Читать «Против нелюбви» онлайн - страница 10

Мария Михайловна Степанова

1933: «Теперь большинство поняло, что податься некуда, все равно везде тюрьма и везде голод. Еще интеллигенция бессознательно хочет куда-то выпрыгнуть, бежит за полярный круг, на Памир, в стратосферу, а мужики просто дохнут, сидя на своей лавке». 1935: «Ссылают в Тургай, Вилюйск, Атбасар, Кокчетав, куда-то, где надо 150 верст ехать на верблюдах, куда-то, где ездят только на собаках». 1938: «Вася <сын Шапориной> часто возмущается, что я не хожу в кино, в театр. По ним, по современной молодежи, впечатления скользят, не доходя до сознания.

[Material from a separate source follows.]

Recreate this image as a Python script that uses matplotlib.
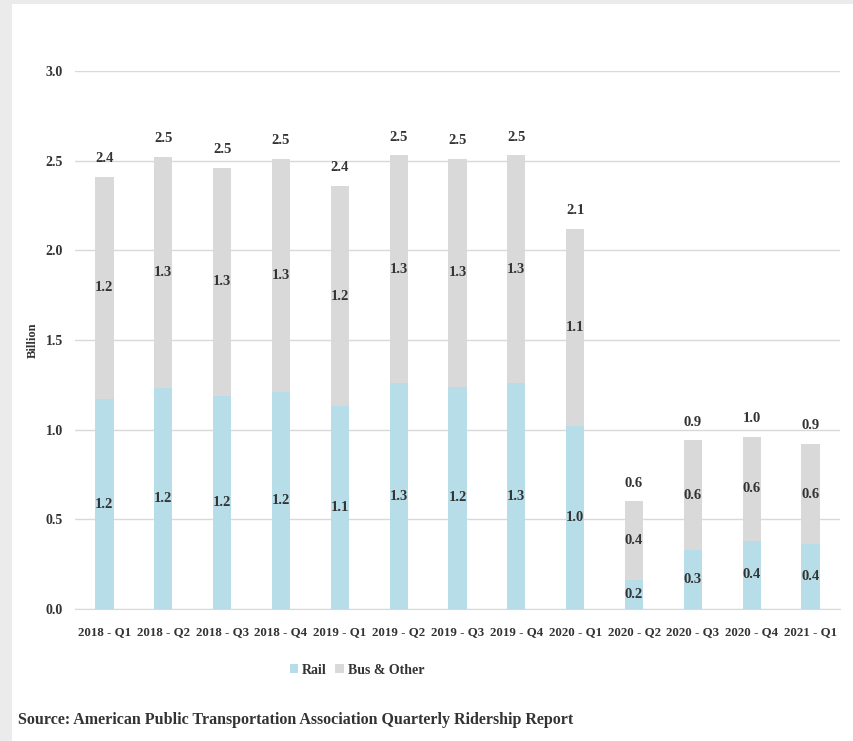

С детства они привыкли к ужасу современной обстановки. Слова “арестован”, “расстрелян” не производят ни малейшего впечатления». 1939: «И вот мы, бедные люди XX века, принуждены все время натыкаться на XVI – начало XVII. И не кричать от ужаса, а делать вид, что не видишь, не слышишь».

2

К кому обращается Шапорина, кто должен был прочитать это растянувшееся на десятилетия «Я обвиняю»? Скорее всего, далекий потомок, новое звено семейной цепи: на интерес близких она не рассчитывала. На фоне дневников и записок ее знаменитых современников, людей с более развитым инстинктом самосохранения (вспомним позднейшую пометку Чуковского на полях собственной дневниковой записи: «Это написано для показа властям»), тетради Шапориной говорят все с прямотой приговоренного или безумца. Ни эзоповых хитростей, ни смягчений, ни умолчаний, скорее наоборот: лихость ее формулировок как будто имеет в виду и читателя-врага, читателя по долгу службы, каждая констатация задумывается и реализуется как пощечина. Поразительно и то, что она (дворянка, родственники за границей, половина друзей арестованы или высланы) все же осталась на свободе, и то, что в дневниках, ведущихся без оглядки, нет ни намека на то, что иной поворот событий возможен, ни тени этого, общего тогда для всех, страха. Даже нехотя соглашаясь стать осведомительницей НКВД («надо просто его разыгрывать, я думаю, это не очень трудно»), то есть удостоверившись в пристальном интересе к себе и своему кругу, Шапорина не расстается с привычкой к ежедневному письму с натуры: «ее филер» становится одним из ее героев, безобразных, комических и бессильных. Страхи, которые ее преследуют, другие: нищета и голодная смерть. Точка, где она приблизилась к ним вплотную, стала и высшей точкой ее судьбы.

Известный мотив многих блокадных записей – необходимость сохранить для истории этот опыт отпадения от нормы. Это делается и для того, чтобы наделить страдание ценностью, заставить его работать, и потому, что жизнь, выпавшая из пазов, кажется диковинной, редкостной, уникальной. Шапоринский дневник – что-то вроде исключения. Уже задолго до блокады ее текст превратился в странный травелог, автор которого никуда не идет и не едет. Меняется само окружающее; пространство привычного мутирует и нуждается в том, чтобы его описали заново, как незнакомую страну, где чуждо и существенно все: ландшафт, язык, местные нравы. Советская Россия здесь описывается как новая нестрана: место, далекое от ладной и ясной заграницы в той же мере, как от собственного прошлого, дикое поле, живущее вне смысла и закона. Все, что остается, – ждать спасения, которое может прийти только извне, как корабль за Робинзоном. Подневной хроникой ожидания (добыча пищи, чтение, молитва, забота о ближнем, встречи с туземцами-людоедами) Шапорина была занята долгие годы. С началом блокады реальность окончательно сомкнулась с ее представлениями, перестав и притворяться пригодной для жизни.